(Collected data entries)
—————

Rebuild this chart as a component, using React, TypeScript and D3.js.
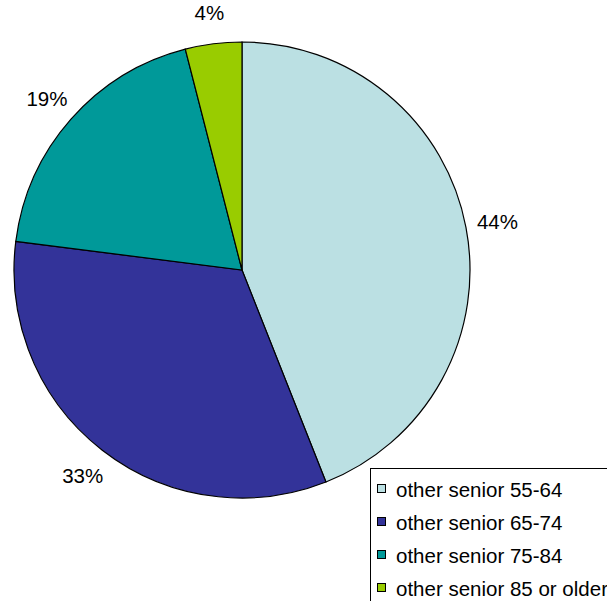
import React from "react";
import * as d3 from "d3";

const categories = ["other senior 55-64", "other senior 65-74", "other senior 75-84", "other senior 85 or older"];
const values = [44, 33, 19, 4];
const labels = ["44%", "33%", "19%", "4%"];
const colors = ["#BBE0E3", "#333399", "#009999", "#99CC00"];

export default function App() {
  const W = 607, H = 601;
  const cx = 242, cy = 270, r = 228, lr = 260;
  const pie = d3.pie<number>().sort(null).value((d) => d)(values);
  const arc = d3.arc<d3.PieArcDatum<number>>().innerRadius(0).outerRadius(r);
  const font = "Liberation Sans, Arial, sans-serif";
  return (
    <svg width={W} height={H} style={{ position: "absolute", left: 0, top: 0, background: "#fff" }}>
      <g transform={`translate(${cx},${cy})`}>
        {pie.map((p, i) => (
          <path key={i} d={arc(p) || ""} fill={colors[i]} stroke="#000" strokeWidth={1.2} />
        ))}
        {pie.map((p, i) => {
          const a = (p.startAngle + p.endAngle) / 2;
          return (
            <text key={i} x={lr * Math.sin(a)} y={-lr * Math.cos(a)} textAnchor="middle" dominantBaseline="central"
              fontFamily={font} fontSize={20.5} fill="#000">{labels[i]}</text>
          );
        })}
      </g>
      <rect x={370.5} y={468.5} width={260} height={150} fill="#fff" stroke="#000" strokeWidth={1} />
      {categories.map((c, i) => (
        <g key={i} transform={`translate(0,${489 + i * 33})`}>
          <rect x={377.5} y={-4.5} width={8} height={8} fill={colors[i]} stroke="#000" strokeWidth={1} />
          <text x={396} y={0} dominantBaseline="central" fontFamily={font} fontSize={20.5} fill="#000">{c}</text>
        </g>
      ))}
    </svg>
  );
}
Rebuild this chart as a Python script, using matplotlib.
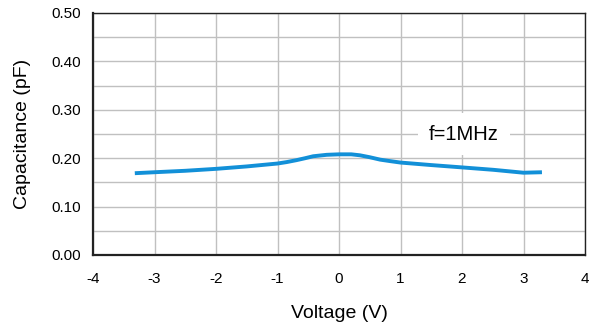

—————

**GOAL OF THE EXERCISE**.
Set down word for word the lines from the first entry through the line with "import * as", both included, omitting pictures.

**SOLUTION TO THE PROBLEM**.
Rebuild this chart as a component, using React, TypeScript and D3.js.
import React from "react";
import * as d3 from "d3";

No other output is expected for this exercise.